Pesach is the meal. A family meal. A family in the house. A lamb roasted whole. Bitter herbs. Unleavened bread. The destroyer passing by outside while those inside eat in safety. This was always a household feast — not a temple ritual, not a clergy-led ceremony, not a synagogue gathering. The home was the temple. The family was the congregation. The meal was the worship.

Believers today can keep Pesach in their own homes, with their families, exactly as Yahuah commanded. There is no requirement of a temple, a priest, or a specific liturgy. The meal, the bitter herbs, the unleavened bread, the lamb (or in modern practice, often a substitute), and the remembrance of the deliverance — these are the heart of Pesach. The home is the temple where the family gathers under the blood.

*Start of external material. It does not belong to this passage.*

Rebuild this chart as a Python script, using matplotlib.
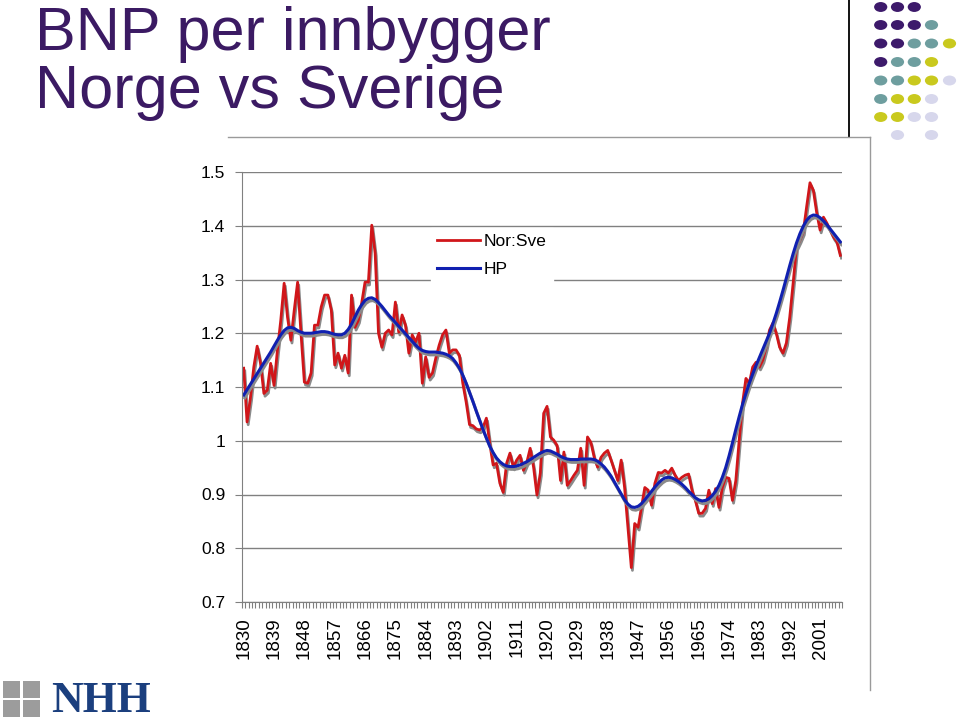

Modern Christianity replaced Pesach with Easter — a feast named after the goddess Ishtar, with sunrise services that Ezekiel 8:16 calls an abomination, eggs and rabbits drawn from pagan fertility cults, and a date determined by Roman councils rather than the moon and barley Yahuah set as His witnesses. The substitution buried the lamb and replaced it with a rabbit. Returning to Pesach is returning to the feast where the Lamb of Yahuah died at the appointed hour, on the appointed day, in the appointed month — exactly as Yahuah had commanded a thousand years before.

Why This Matters

Pesach is the door into Yahuah's feast cycle. It is the meal under the blood. It is the protection that comes when the family is inside the house, the lamb is on the table, and the destroyer is passing by outside.

The 14th of Aviv comes once a year. The lamb is still the center. The blood is still what covers. And the meal — eaten in the home, with the family, in remembrance of what Yahuah did in Egypt and at Calvary — is still the most direct way Yahuah's people remember Him as the One who passes over those who are under the blood.